Taylor later said of the excesses that brought about Apple’s immediate financial difficulties: “[The Beatles] were handing money out to people like it was going out of fashion. People were being given cars and houses … it just got out of control.” An early success for Apple Records was the Welsh folk singer Mary Hopkin, whom Taylor tracked down (at McCartney’s suggestion) after she had appeared on the amateur talent show Opportunity Knocks. In Taylor’s later recollection, he called the four Beatles together in August 1968 and “told them to bring in a really good businessman” to address Apple’s problems.

I got excuses from embarrassed wives and secretaries. I heard nervous Beatle voices in the background. But not one of my four famous friends came to the phone. And that hurt a hell of a lot more than getting the sack.

– Alistair Taylor, on his dismissal from Apple under Allen Klein

That November, with the release of the band’s double album The Beatles, his spoken voice appeared on Lennon’s experimental track “Revolution 9“. In what author Ian MacDonald describes as “a whimsical control-room exchange”, Taylor can be heard apologising to George Martin, the Beatles’ producer, asking forgiveness for not bringing him a bottle of claret. The previous year, Taylor and McCartney’s random experimentation with musical notes and word association had led to McCartney writing the song “Hello, Goodbye“. According to Taylor, however, his friendship with McCartney suffered when the latter began a relationship with Linda Eastman. Taylor considered Eastman a “hard-faced star-chaser from the United States”, eager to separate McCartney from any friends who had been close to his former fiancée, Jane Asher.

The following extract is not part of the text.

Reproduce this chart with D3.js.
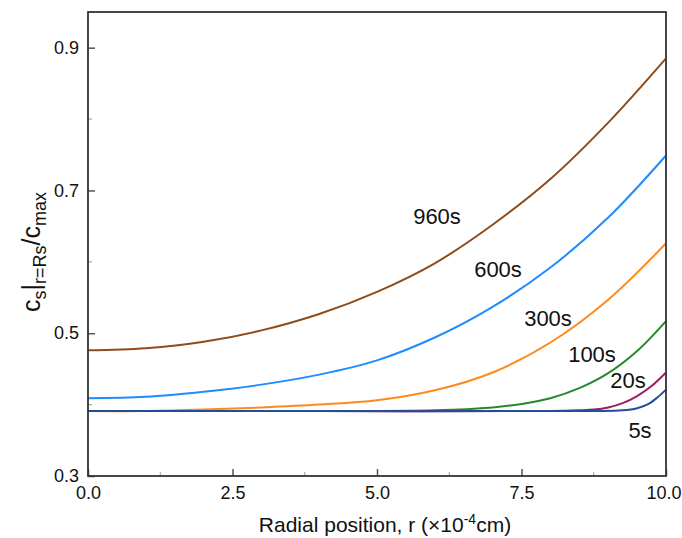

The businessman hired to resolve the issues at Apple was New York accountant Allen Klein. Soon after Klein officially became manager of Apple Corps, in May 1969, Taylor was sacked from the company. O’Dell writes that although the “warning signs” were there, suggesting an unwelcome change at Apple, she was “shocked” at Klein’s firing of Taylor, the Beatles’ “beloved employee and friend”. In his memoir With the Beatles, Taylor says of Klein: “He had all the charm of a broken lavatory seat.”